Getting involved with on-farm research
The well-established MPSG On-Farm Research Network is continuing to expand its program, with Greg Bartley, the MPSG On-Farm Network specialist, taking over as program lead.
“We are encouraging growers to get involved with the on-farm research projects,” Bartley says. “Although it is a bit of a time commitment, growers should consider the benefits the research will bring back to their farm based on the recommendations and results. It’s a great way for growers to see what works on their farm in real-time using their own equipment.” MPSG will be looking for another 50 growers to participate in on-farm trials in the 2017 growing season. Growers must be equipped with GPS and yield monitors and agree to carefully record field management. At harvest, some extra time is required to harvest the different plots using a weigh wagon to ensure the accuracy and reliability of data collection.
“One of the first projects I worked on this year was an edible bean project, comparing a single fungicide application to an untreated check replicated across the field,” Bartley says. “Based on previous on-farm trials, the response to a single fungicide application on edible beans to control white mould has been variable. In 2016 we did not see a statistically significant yield response to the fungicide application. For any on-farm project you need more than one growing season to see if that response holds true over several growing seasons. Therefore we will continue this project next year. If we continue to see this response, then perhaps we need to look at risk factors for white mould development in edible beans and see if it holds true across the growing season. The project results should help guide when and if a fungicide application is required for white mould in edible beans in Manitoba.” Fungicide application in soybean is also being studied and three years of data (2014-2016) will soon be available.
For Bartley, the benefits of being involved with on-farm research outweigh the time commitment. “I encourage growers to embrace the benefits of on-farm research; don’t be scared of the process,” he says. “Finding answers to questions on your farm can help save money, time or improve yields.” An added benefit is the opportunity to share results and ideas with other growers, researchers and extension staff in the network. During the growing season, the network holds field days that include visits to some of the on-farm research sites. Farmers and agronomists get to look at the results in the field and use that information in planning for next year.

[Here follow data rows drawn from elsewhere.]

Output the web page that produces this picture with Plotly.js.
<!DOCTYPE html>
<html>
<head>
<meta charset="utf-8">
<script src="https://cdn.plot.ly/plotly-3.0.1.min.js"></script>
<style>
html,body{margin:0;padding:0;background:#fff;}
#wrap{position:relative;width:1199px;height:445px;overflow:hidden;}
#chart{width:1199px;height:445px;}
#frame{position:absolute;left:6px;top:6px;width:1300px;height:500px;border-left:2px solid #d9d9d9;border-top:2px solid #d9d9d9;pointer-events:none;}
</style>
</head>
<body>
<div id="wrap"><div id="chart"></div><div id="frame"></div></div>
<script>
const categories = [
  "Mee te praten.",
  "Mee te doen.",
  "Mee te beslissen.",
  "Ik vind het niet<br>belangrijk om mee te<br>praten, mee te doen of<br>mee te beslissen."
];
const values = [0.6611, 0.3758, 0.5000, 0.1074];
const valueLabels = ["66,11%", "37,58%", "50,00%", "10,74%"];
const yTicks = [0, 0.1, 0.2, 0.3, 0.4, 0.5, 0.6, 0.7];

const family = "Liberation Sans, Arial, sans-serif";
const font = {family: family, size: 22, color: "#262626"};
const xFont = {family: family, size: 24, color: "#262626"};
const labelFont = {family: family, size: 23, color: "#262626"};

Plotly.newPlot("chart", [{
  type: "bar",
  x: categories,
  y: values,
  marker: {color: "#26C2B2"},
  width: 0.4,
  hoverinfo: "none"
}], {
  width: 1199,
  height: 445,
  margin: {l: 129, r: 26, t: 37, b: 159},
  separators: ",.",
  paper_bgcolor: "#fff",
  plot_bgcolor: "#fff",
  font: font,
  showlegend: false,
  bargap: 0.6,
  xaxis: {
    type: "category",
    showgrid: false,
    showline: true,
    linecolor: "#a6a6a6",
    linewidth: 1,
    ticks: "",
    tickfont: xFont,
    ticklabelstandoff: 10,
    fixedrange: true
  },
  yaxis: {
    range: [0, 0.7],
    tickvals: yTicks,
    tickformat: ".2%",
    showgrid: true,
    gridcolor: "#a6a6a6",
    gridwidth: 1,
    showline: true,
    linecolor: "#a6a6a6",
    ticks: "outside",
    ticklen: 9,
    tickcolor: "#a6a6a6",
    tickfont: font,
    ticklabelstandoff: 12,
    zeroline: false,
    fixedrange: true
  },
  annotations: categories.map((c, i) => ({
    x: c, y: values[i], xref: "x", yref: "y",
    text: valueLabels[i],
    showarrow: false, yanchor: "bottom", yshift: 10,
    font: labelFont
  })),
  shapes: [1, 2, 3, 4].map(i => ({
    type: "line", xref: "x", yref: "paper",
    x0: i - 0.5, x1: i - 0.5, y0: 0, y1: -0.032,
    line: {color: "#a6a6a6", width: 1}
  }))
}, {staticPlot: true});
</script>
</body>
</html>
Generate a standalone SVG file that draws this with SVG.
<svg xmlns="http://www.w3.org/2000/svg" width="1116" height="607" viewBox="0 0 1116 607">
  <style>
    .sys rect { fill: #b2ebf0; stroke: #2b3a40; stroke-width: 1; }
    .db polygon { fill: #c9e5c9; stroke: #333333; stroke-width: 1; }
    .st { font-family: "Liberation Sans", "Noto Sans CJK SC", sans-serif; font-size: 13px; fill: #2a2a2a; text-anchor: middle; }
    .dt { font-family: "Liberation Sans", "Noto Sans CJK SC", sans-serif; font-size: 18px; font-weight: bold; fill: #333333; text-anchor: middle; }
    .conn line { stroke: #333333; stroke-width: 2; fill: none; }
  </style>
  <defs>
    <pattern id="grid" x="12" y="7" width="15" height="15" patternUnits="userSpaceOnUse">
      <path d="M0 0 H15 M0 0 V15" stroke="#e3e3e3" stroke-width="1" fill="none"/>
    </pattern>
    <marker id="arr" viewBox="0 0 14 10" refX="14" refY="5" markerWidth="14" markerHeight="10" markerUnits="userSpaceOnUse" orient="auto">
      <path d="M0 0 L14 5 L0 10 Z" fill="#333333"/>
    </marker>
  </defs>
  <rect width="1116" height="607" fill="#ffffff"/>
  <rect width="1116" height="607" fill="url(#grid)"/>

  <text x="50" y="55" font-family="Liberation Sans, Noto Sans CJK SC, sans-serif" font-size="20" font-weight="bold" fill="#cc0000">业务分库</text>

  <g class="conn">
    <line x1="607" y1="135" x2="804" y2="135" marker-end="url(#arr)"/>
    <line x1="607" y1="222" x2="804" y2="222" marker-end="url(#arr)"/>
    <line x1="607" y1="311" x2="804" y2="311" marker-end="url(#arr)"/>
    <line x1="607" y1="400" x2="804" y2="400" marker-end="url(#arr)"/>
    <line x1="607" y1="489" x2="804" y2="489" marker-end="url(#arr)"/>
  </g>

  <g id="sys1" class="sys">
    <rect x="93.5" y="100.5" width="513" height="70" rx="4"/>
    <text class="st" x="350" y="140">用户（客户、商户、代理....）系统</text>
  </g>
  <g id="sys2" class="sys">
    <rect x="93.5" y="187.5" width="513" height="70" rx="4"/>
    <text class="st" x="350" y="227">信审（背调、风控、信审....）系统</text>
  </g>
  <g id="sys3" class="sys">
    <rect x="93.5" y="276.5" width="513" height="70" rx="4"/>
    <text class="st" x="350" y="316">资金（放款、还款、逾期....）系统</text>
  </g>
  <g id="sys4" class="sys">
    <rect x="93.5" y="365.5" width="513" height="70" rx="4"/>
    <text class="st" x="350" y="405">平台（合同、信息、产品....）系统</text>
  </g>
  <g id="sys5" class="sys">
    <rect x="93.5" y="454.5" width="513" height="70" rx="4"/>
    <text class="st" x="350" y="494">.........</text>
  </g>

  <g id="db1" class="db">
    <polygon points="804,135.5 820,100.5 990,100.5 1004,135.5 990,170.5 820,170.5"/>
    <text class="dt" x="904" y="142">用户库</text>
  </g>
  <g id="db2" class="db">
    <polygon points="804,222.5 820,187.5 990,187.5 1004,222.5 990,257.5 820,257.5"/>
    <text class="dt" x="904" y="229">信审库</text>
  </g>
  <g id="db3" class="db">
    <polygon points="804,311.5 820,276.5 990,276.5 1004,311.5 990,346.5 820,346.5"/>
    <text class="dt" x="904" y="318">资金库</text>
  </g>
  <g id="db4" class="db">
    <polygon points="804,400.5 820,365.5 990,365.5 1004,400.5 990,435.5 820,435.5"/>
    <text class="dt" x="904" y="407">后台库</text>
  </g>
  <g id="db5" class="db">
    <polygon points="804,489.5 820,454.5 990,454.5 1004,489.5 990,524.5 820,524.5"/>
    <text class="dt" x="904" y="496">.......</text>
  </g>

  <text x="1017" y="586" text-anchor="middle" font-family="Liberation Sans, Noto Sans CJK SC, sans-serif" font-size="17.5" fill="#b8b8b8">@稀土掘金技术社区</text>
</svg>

The innovative approach the MPSG took in developing its on-farm network is now being looked to as a model in other jurisdictions in Canada and elsewhere.
The MPSG is expanding its early connections with the Iowa network to include others in various regions. “There is definitely interest in Saskatchewan and Alberta, although every province and state seems to be taking a slightly different approach to their strategy,” Podolsky MacMillan says. “Each program is slightly unique, however, we are all connected and work together to share our successes and lessons learned.”